Financial control in marriage isn’t just bad budgeting—it’s abuse. When one spouse weaponizes money to manipulate and punish, it threatens the entire family’s wellbeing.
On a January 2026 episode of The Dave Ramsey Show, a caller in her mid-40s with six children revealed her husband had intentionally reduced their family income, depleted their savings, then hid accounts from her. After 20 years of financial dependence, she was cut off from the family credit card and forced to use a card in her own name while he threatened to ruin her credit.
“He artificially reduced the amount of money in our family income so that it was below how much we needed,” she explained. “We basically blew through all of the extra savings that were in that account.”
Ramsey’s co-host immediately identified the pattern. “This guy is 100% controlling, and that’s 100% a financially abusive situation,” he said. “I guarantee you this is not the only place that he’s asserting control.”
Where the Advice Holds Up
The assessment was accurate. Financial control appears in 99% of domestic violence cases according to the National Network to End Domestic Violence. This near-universal presence reveals something critical: financial abuse isn’t a side effect of violent relationships, it’s the foundation. Abusers know that without money, victims can’t leave, can’t hire lawyers, and can’t start over. This caller’s experience follows that exact blueprint: her husband systematically reduced family income, then restricted her access to funds while threatening financial consequences.

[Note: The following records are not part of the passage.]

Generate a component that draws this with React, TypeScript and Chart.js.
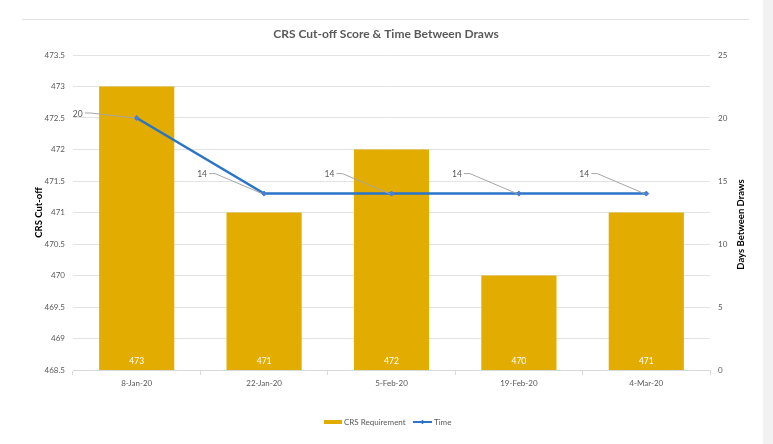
import React, { useEffect, useRef } from "react";
import { Chart, registerables } from "chart.js";

Chart.register(...registerables);

const categories = ["8-Jan-20", "22-Jan-20", "5-Feb-20", "19-Feb-20", "4-Mar-20"];
const crsRequirement = [473, 471, 472, 470, 471];
const daysBetweenDraws = [20, 14, 14, 14, 14];

const chartTitle = "CRS Cut-off Score & Time Between Draws";
const leftAxisTitle = "CRS Cut-off";
const rightAxisTitle = "Days Between Draws";
const seriesNames = ["CRS Requirement", "Time"];

const FONT = "Lato, 'Open Sans', sans-serif";
const BAR_COLOR = "#E2AC00";
const LINE_COLOR = "#2A74C9";
const TEXT_COLOR = "#595959";

const overlayPlugin = {
  id: "overlay",
  afterDatasetsDraw(chart: any) {
    const ctx = chart.ctx as CanvasRenderingContext2D;
    const area = chart.chartArea;
    ctx.save();

    // bar value labels
    const barMeta = chart.getDatasetMeta(0);
    ctx.font = `8.5px ${FONT}`;
    ctx.fillStyle = "#ffffff";
    ctx.textAlign = "center";
    ctx.textBaseline = "middle";
    barMeta.data.forEach((bar: any, i: number) => {
      ctx.fillText(String(crsRequirement[i]), bar.x, area.bottom - 9);
    });

    // line labels with leader lines
    const lineMeta = chart.getDatasetMeta(1);
    lineMeta.data.forEach((pt: any, i: number) => {
      const off = i === 0 ? { dx: -59, dy: -4 } : { dx: -62, dy: -19 };
      const lx = pt.x + off.dx;
      const ly = pt.y + off.dy;
      ctx.strokeStyle = "#a6a6a6";
      ctx.lineWidth = 1;
      ctx.beginPath();
      ctx.moveTo(lx + 7, ly - 1);
      ctx.lineTo(lx + 13, ly - 1);
      ctx.lineTo(pt.x - 2, pt.y);
      ctx.stroke();
      ctx.fillStyle = TEXT_COLOR;
      ctx.font = `8.5px ${FONT}`;
      ctx.textAlign = "center";
      ctx.textBaseline = "middle";
      ctx.fillText(String(daysBetweenDraws[i]), lx, ly);
    });
    ctx.restore();
  },
  afterDraw(chart: any) {
    const ctx = chart.ctx as CanvasRenderingContext2D;
    const area = chart.chartArea;
    ctx.save();

    // chart title
    ctx.fillStyle = TEXT_COLOR;
    ctx.font = `bold 12px ${FONT}`;
    ctx.textAlign = "center";
    ctx.textBaseline = "middle";
    ctx.fillText(chartTitle, 386, 34);

    // left axis title
    const cy = (area.top + area.bottom) / 2;
    ctx.fillStyle = "#000000";
    ctx.font = `bold 9.5px ${FONT}`;
    ctx.save();
    ctx.translate(39, cy);
    ctx.rotate(-Math.PI / 2);
    ctx.fillText(leftAxisTitle, 0, 0);
    ctx.restore();

    // right axis title
    ctx.save();
    ctx.translate(741, cy + 12);
    ctx.rotate(-Math.PI / 2);
    ctx.fillText(rightAxisTitle, 0, 0);
    ctx.restore();

    // legend
    const ly = 422;
    ctx.fillStyle = BAR_COLOR;
    ctx.fillRect(324, ly - 2, 18, 4);
    ctx.fillStyle = TEXT_COLOR;
    ctx.font = `8px ${FONT}`;
    ctx.textAlign = "left";
    ctx.fillText(seriesNames[0], 344, ly);
    ctx.strokeStyle = LINE_COLOR;
    ctx.lineWidth = 2;
    ctx.beginPath();
    ctx.moveTo(413, ly);
    ctx.lineTo(432, ly);
    ctx.stroke();
    ctx.fillStyle = LINE_COLOR;
    ctx.beginPath();
    ctx.moveTo(422.5, ly - 2.2);
    ctx.lineTo(424.7, ly);
    ctx.lineTo(422.5, ly + 2.2);
    ctx.lineTo(420.3, ly);
    ctx.closePath();
    ctx.fill();
    ctx.fillStyle = TEXT_COLOR;
    ctx.fillText(seriesNames[1], 434, ly);

    ctx.restore();
  },
};

export default function App() {
  const canvasRef = useRef<HTMLCanvasElement | null>(null);

  useEffect(() => {
    if (!canvasRef.current) return;
    const chart = new Chart(canvasRef.current, {
      type: "bar",
      data: {
        labels: categories,
        datasets: [
          {
            type: "bar",
            label: seriesNames[0],
            data: crsRequirement,
            backgroundColor: BAR_COLOR,
            borderWidth: 0,
            yAxisID: "y",
            barPercentage: 1,
            categoryPercentage: 0.59,
            order: 2,
          },
          {
            type: "line",
            label: seriesNames[1],
            data: daysBetweenDraws,
            borderColor: LINE_COLOR,
            backgroundColor: LINE_COLOR,
            borderWidth: 2.5,
            pointStyle: "rectRot",
            pointRadius: 2.5,
            pointBackgroundColor: "#4a7fd0",
            pointBorderColor: "#4a7fd0",
            pointBorderWidth: 1,
            tension: 0,
            yAxisID: "y1",
            order: 1,
          },
        ],
      },
      options: {
        responsive: false,
        animation: false,
        layout: { padding: { top: 55, bottom: 0, left: 0, right: 0 } },
        plugins: {
          legend: { display: false },
          title: { display: false },
          tooltip: { enabled: false },
        },
        scales: {
          x: {
            offset: true,
            grid: {
              display: true,
              offset: true,
              drawOnChartArea: false,
              drawTicks: true,
              tickLength: 5,
              color: "#d9d9d9",
            },
            border: { display: true, color: "#d9d9d9" },
            ticks: {
              color: TEXT_COLOR,
              font: { family: FONT, size: 8 },
              padding: 4,
              maxRotation: 0,
            },
            afterFit(scale: any) {
              scale.height = 74;
            },
          },
          y: {
            position: "left",
            min: 468.5,
            max: 473.5,
            grid: { color: "#e3e3e3", drawTicks: false },
            border: { display: false },
            ticks: {
              stepSize: 0.5,
              color: TEXT_COLOR,
              font: { family: FONT, size: 8 },
              padding: 8,
              callback: (v: any) => String(Number(v)),
            },
            afterFit(scale: any) {
              scale.width = 73;
            },
          },
          y1: {
            position: "right",
            min: 0,
            max: 25,
            grid: { display: false, drawTicks: false },
            border: { display: false },
            ticks: {
              stepSize: 5,
              color: TEXT_COLOR,
              font: { family: FONT, size: 8 },
              padding: 8,
              callback: (v: any) => String(Number(v)),
            },
            afterFit(scale: any) {
              scale.width = 63;
            },
          },
        },
      },
      plugins: [overlayPlugin],
    });
    return () => chart.destroy();
  }, []);

  return (
    <div
      style={{
        position: "fixed",
        left: 0,
        top: 0,
        width: 773,
        height: 444,
        background: "#ffffff",
        overflow: "hidden",
      }}
    >
      <div
        style={{
          position: "absolute",
          left: 22,
          top: 19,
          width: 727,
          height: 1,
          background: "#e2e2e2",
        }}
      />
      <div
        style={{
          position: "absolute",
          left: 763,
          top: 0,
          width: 10,
          height: 444,
          background: "#f2f2f2",
        }}
      />
      <canvas
        ref={canvasRef}
        width={773}
        height={444}
        style={{ position: "absolute", left: 0, top: 0, width: 773, height: 444 }}
      />
    </div>
  );
}
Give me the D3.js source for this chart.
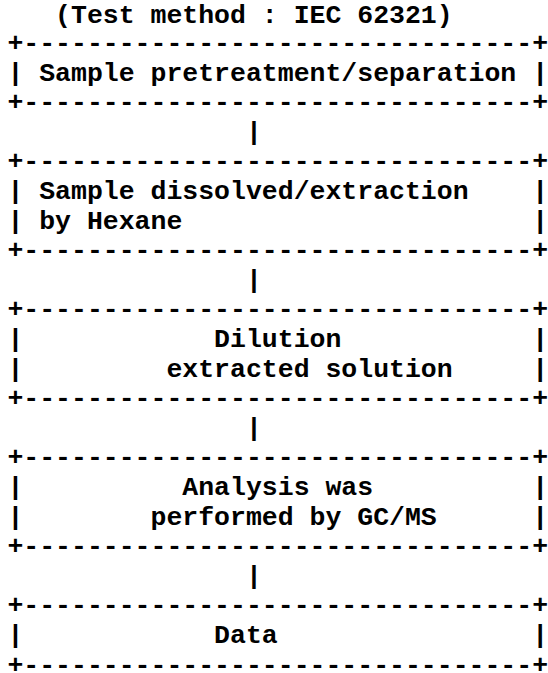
<!DOCTYPE html>
<html>
<head>
<meta charset="utf-8">
<script src="https://cdn.jsdelivr.net/npm/d3@7"></script>
<style>
  html, body { margin: 0; padding: 0; background: #fff; }
  svg { display: block; }
</style>
</head>
<body>
<script>
// ---- data ----
const titleText = "(Test method : IEC 62321)";
const titleCol = 3;
const boxLabels = [
  ["Sample pretreatment/separation"],
  ["Sample dissolved/extraction", "by Hexane"],
  ["Dilution", "extracted solution"],
  ["Analysis was", "performed by GC/MS"],
  ["Data"]
];
const labelCols = [
  [2],
  [2, 2],
  [13, 10],
  [11, 9],
  [13]
];
const boxWidthChars = 34;
const connectorCol = 15;

// ---- build ascii lines ----
const lines = [];
lines.push(" ".repeat(titleCol) + titleText);
const border = "+" + "-".repeat(boxWidthChars - 2) + "+";
boxLabels.forEach((labels, bi) => {
  if (bi > 0) lines.push(" ".repeat(connectorCol) + "|");
  lines.push(border);
  labels.forEach((lab, li) => {
    let s = "|" + " ".repeat(labelCols[bi][li] - 1) + lab;
    s = s.padEnd(boxWidthChars - 1, " ") + "|";
    lines.push(s);
  });
  lines.push(border);
});

// ---- draw ----
const W = 548, H = 673;
const fontSize = 26.5;
const adv = fontSize * 0.6;
const svg = d3.select("body").append("svg").attr("width", W).attr("height", H);
const x = d3.scaleLinear().domain([0, boxWidthChars]).range([7.4, 7.4 + adv * boxWidthChars]);
const y = d3.scaleLinear().domain([1, lines.length - 1]).range([51, 51 + 29.6 * (lines.length - 2)]);

svg.append("g").selectAll("text").data(lines).join("text")
  .attr("x", x(0))
  .attr("y", (d, i) => i === 0 ? y(0) + 2 : y(i))
  .style("white-space", "pre")
  .attr("xml:space", "preserve")
  .attr("font-family", "'Liberation Mono', 'Courier New', monospace")
  .attr("font-weight", "bold")
  .attr("font-size", fontSize + "px")
  .attr("fill", "#000")
  .text(d => d);
</script>
</body>
</html>
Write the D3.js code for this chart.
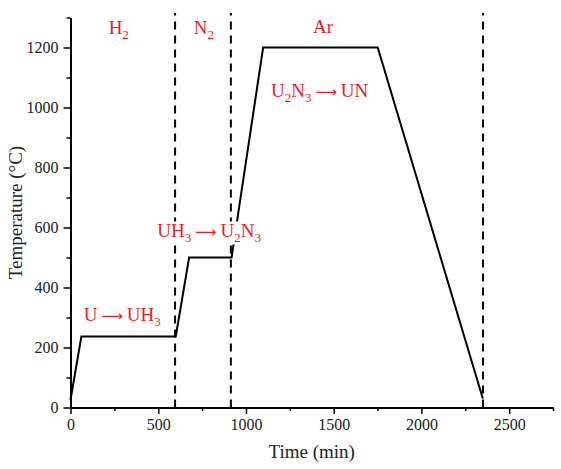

The immediate action steps were sound. Ramsey advised getting a debit card tied to the joint account that day, depositing her personal check into a separate account, and demanding transparency. “You have to create your own bubble over here because this person isn’t safe,” Ramsey said. For someone with six children and no independent access to money, establishing a financial safety net isn’t betrayal—it’s survival planning.
The Context That Matters
What the show didn’t address: leaving is harder than it sounds. Research shows most domestic violence victims remain with abusers primarily due to economic reasons. After 20 years without separate income or credit history, this caller faces practical barriers—housing, credit, legal fees—that can’t be solved with a debit card alone.
The current economic environment compounds these challenges. Consumer sentiment has fallen to 52.9, reflecting the financial anxiety gripping American households. This anxiety gives abusers more leverage—when victims feel economically trapped by broader conditions, controlling spouses exploit that fear to tighten their grip.
How to Think About This Advice
If you recognize these patterns—restricted access to accounts, threats about money, punishment through financial withholding—Ramsey’s core message is correct: protecting yourself isn’t disloyal. Opening a separate account and documenting financial abuse are necessary first steps.
But financial independence takes time to build. Connect with domestic violence resources that offer economic empowerment programs, legal aid, and safety planning. The National Domestic Violence Hotline (1-800-799-7233) provides confidential support tailored to your situation.
Marriage requires equal partnership and transparency. When one spouse refuses both despite repeated requests, the other must prioritize safety—especially when children are involved.